Provenance Technique Library
Portugal · (Coastal) Techniques
4 techniques from Portugal · (Coastal) cuisine
Arroz de marisco: Portuguese seafood rice
Portugal (coastal)
Portuguese seafood rice — a loose, almost soupy preparation that is emphatically not paella, risotto, or arroz a banda. Arroz de marisco is its own thing: a tomato-based seafood stock with short-grain rice cooked to a loose, saucy consistency, heavily loaded with mixed shellfish (clams, mussels, prawns, lobster), and finished with cilantro and olive oil. It should be so loose it can almost be poured.
The distinction from paella is fundamental: no socarrat, no dry rice, no restraint with stock. Arroz de marisco is the abundant, generous, imprecise opposite of paella's discipline — and its own kind of perfection.
Arroz de tamboril: monkfish rice
Portugal (coastal)
The monkfish rice of Portugal — one of the most celebrated arroz dishes, made from a combination of monkfish (tamboril), shellfish (clams, prawns), and short-grain rice in a rich tomato and shellfish stock. Tamboril is prized for its firm, dense, sweet flesh and the extraordinary gelatin it releases during cooking — which thickens the rice to a creaminess that no other fish achieves.
The technique combines elements of a seafood braise and a pilaf: the monkfish is first sautéed briefly to develop colour, removed, the base is built, the rice is added and cooked in the fish stock, and the fish returns only at the end for the final 5 minutes.
Caldeirada de peixe: Portuguese fisherman's stew
Portugal (coastal)
Portugal's foundational fish stew — layers of fish, potato, onion, tomato, and green pepper cooked together without liquid (the fish and tomatoes provide all the moisture) until the potato is tender and the fish is just cooked. The layering is literal and sequential: onion on the bottom, then potato, then tomato and pepper, then fish, then another layer — and the pot is sealed and never stirred.
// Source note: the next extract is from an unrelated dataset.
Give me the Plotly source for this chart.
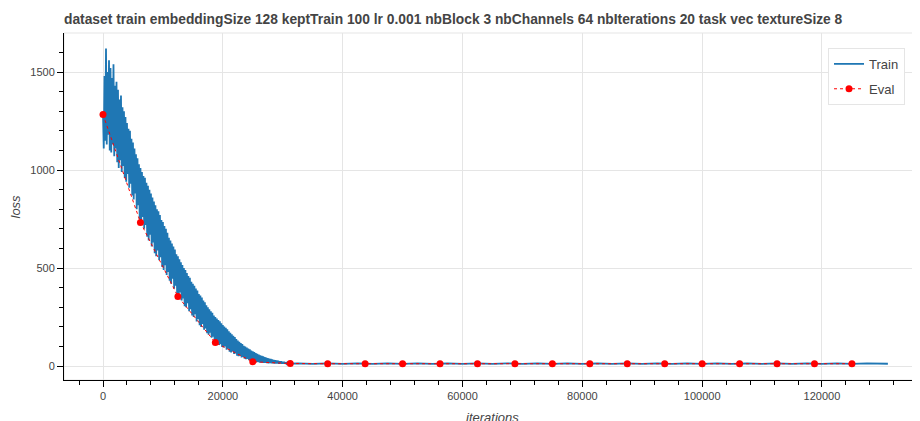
import plotly.graph_objects as go

# ---- data ----
train_step = 125
train_dense = [
    1290, 1110, 1480, 1150, 1620, 1130, 1500, 1180, 1560, 1100,
    1520, 1090, 1470, 1130, 1540, 1070, 1430, 1110, 1450, 1040,
    1410, 1010, 1360, 1050, 1380, 990, 1320, 1020, 1300, 960,
    1270, 940, 1240, 980, 1210, 910, 1200, 930, 1160, 870,
    1140, 850, 1110, 880, 1080, 800, 1060, 820, 1030, 750,
    1010, 730, 990, 760, 970, 700, 960, 720, 935, 660,
    920, 640, 900, 670, 880, 610, 860, 630, 840, 575,
    820, 560, 800, 590, 790, 540, 770, 555, 745, 505,
    735, 490, 715, 515, 700, 465, 680, 480, 655, 435,
    640, 420, 625, 445, 610, 395, 595, 410, 570, 365,
    560, 355, 545, 375, 530, 335, 515, 345, 500, 305,
    490, 300, 475, 320, 460, 280, 450, 290, 430, 258,
    420, 250, 410, 265, 395, 228, 385, 240, 368, 208,
    360, 200, 350, 215, 335, 185, 325, 192, 310, 168,
    300, 160, 290, 170, 280, 145, 272, 150, 258, 128,
    250, 120, 242, 128, 235, 108, 228, 112, 218, 98,
    210, 95, 202, 100, 195, 84, 188, 88, 178, 73,
    170, 70, 162, 75, 155, 62, 148, 65, 138, 53,
    130, 50, 124, 53, 118, 44, 112, 46, 104, 38,
    100, 35, 95, 37, 90, 30, 86, 31, 79, 24,
    75, 22, 71, 24, 67, 20, 63, 21, 58, 18,
    55, 17, 52, 18, 49, 16, 46, 16, 43, 15,
    40, 14, 38, 15, 36, 14, 34, 14, 32, 13,
    30, 13, 28, 13, 27, 12, 25, 13, 24, 12,
    22, 12, 21, 12, 19, 12, 18, 12, 17, 12,
]
train_tail_iters = [
    32500, 35000, 37500, 40000, 42500, 45000, 47500, 50000, 52500, 55000,
    57500, 60000, 62500, 65000, 67500, 70000, 72500, 75000, 77500, 80000,
    82500, 85000, 87500, 90000, 92500, 95000, 97500, 100000, 102500, 105000,
    107500, 110000, 112500, 115000, 117500, 120000, 122500, 125000, 127500, 131000,
]
train_tail = [
    14, 11, 14, 11, 14, 11, 14, 11, 14, 11,
    14, 11, 14, 11, 14, 11, 14, 11, 14, 11,
    14, 11, 14, 11, 14, 11, 14, 11, 14, 11,
    14, 11, 14, 11, 14, 11, 14, 11, 14, 12,
]
train_iters = [i * train_step for i in range(len(train_dense))] + train_tail_iters
train_loss = train_dense + train_tail

eval_iters = [
    0, 6250, 12500, 18750, 25000, 31250, 37500, 43750, 50000, 56250, 62500,
    68750, 75000, 81250, 87500, 93750, 100000, 106250, 112500, 118750, 125000,
]
eval_loss = [
    1283, 733, 355, 120, 22, 13, 12, 12, 12, 12, 12,
    12, 12, 12, 12, 12, 12, 12, 12, 12, 12,
]

title_text = ("dataset train embeddingSize 128 keptTrain 100 lr 0.001 nbBlock 3 "
              "nbChannels 64 nbIterations 20 task vec textureSize 8")

FONT = "Helvetica, Arial, Liberation Sans, sans-serif"
GRID = "#e5e5e5"
TXT = "#444444"

# page body has an 8px margin, so the figure is drawn 8px smaller and offset
W, H = 912, 413

fig = go.Figure()
fig.add_trace(go.Scatter(
    x=train_iters, y=train_loss, mode="lines", name="Train", legendgroup="train",
    line=dict(color="#1f77b4", width=1.8),
))
fig.add_trace(go.Scatter(
    x=eval_iters, y=eval_loss, mode="lines+markers", name="Eval", legendgroup="eval",
    line=dict(color="red", width=1, dash="3px,3px"),
    marker=dict(color="red", size=7),
))

fig.update_layout(
    width=W, height=H,
    margin=dict(l=56, r=0, t=25, b=41),
    paper_bgcolor="white", plot_bgcolor="white",
    font=dict(family=FONT, size=11, color=TXT),
    showlegend=True,
    title=dict(text="<b>" + title_text + "</b>", xref="container", yref="container",
               x=56 / W, xanchor="left", y=1 - 11 / H, yanchor="middle",
               pad=dict(l=0, r=0, t=0, b=0),
               font=dict(family=FONT, size=13.8, color=TXT)),
    legend=dict(x=0.9825, xanchor="right", y=0.957, yanchor="top",
                bgcolor="white", bordercolor=GRID, borderwidth=1,
                tracegroupgap=5,
                font=dict(family=FONT, size=13, color=TXT)),
    xaxis=dict(range=[-6510, 136360], tickvals=[0, 20000, 40000, 60000, 80000, 100000, 120000],
               ticktext=["0", "20000", "40000", "60000", "80000", "100000", "120000"],
               showgrid=True, gridcolor=GRID, zeroline=False,
               showline=True, linecolor="black", linewidth=1,
               ticks="outside", ticklen=6, tickcolor="black",
               minor=dict(ticks="outside", ticklen=4, tickcolor="black", dtick=4000, tick0=0, showgrid=False),
               tickfont=dict(size=11, color=TXT)),
    yaxis=dict(range=[-71, 1699], tickvals=[0, 500, 1000, 1500],
               showgrid=True, gridcolor=GRID, zeroline=False,
               showline=True, linecolor="black", linewidth=1,
               ticks="outside", ticklen=6, tickcolor="black",
               minor=dict(ticks="outside", ticklen=4, tickcolor="black", dtick=100, tick0=0, showgrid=False),
               tickfont=dict(size=11, color=TXT)),
    shapes=[dict(type="rect", xref="paper", yref="paper", x0=0, x1=1, y0=0, y1=1,
                 line=dict(color=GRID, width=1), layer="below")],
    annotations=[
        dict(text="<i>loss</i>", xref="paper", yref="paper", x=0, y=0.5,
             xanchor="center", yanchor="middle", xshift=-49, textangle=-90,
             showarrow=False, font=dict(family=FONT, size=13, color=TXT)),
        dict(text="<i>iterations</i>", xref="paper", yref="paper", x=0.5, y=0,
             xanchor="center", yanchor="middle", yshift=-37,
             showarrow=False, font=dict(family=FONT, size=13, color=TXT)),
    ],
)

fig.write_html("out.html", config={"displayModeBar": False})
The varieties of fish used vary by coast and season — traditionally whatever came off the boat, layered together according to density (the firmest fish at the bottom, the most delicate on top). The finishing touch is a generous pour of olive oil and a scattering of cilantro.
Polvo à lagareiro: octopus in olive oil
Portugal (coastal)
The Portuguese counterpart to bacalhau à lagareiro — whole tentacles of Atlantic octopus (polvo), first tenderised by boiling, then roasted in a generous bath of olive oil, garlic, and bay leaf in a cast iron or earthenware vessel at high heat until the skin blisters and the tips of the tentacles begin to caramelise. The lagareiro technique — drowning the ingredient in olive oil during roasting — transforms the boiled octopus into something simultaneously crisp at the extremities and silky at the thicker sections.
Portugal is Europe's largest consumer of octopus per capita, and the tentacles cooked in olive oil with roasted potatoes is one of the most photographed Portuguese restaurant dishes.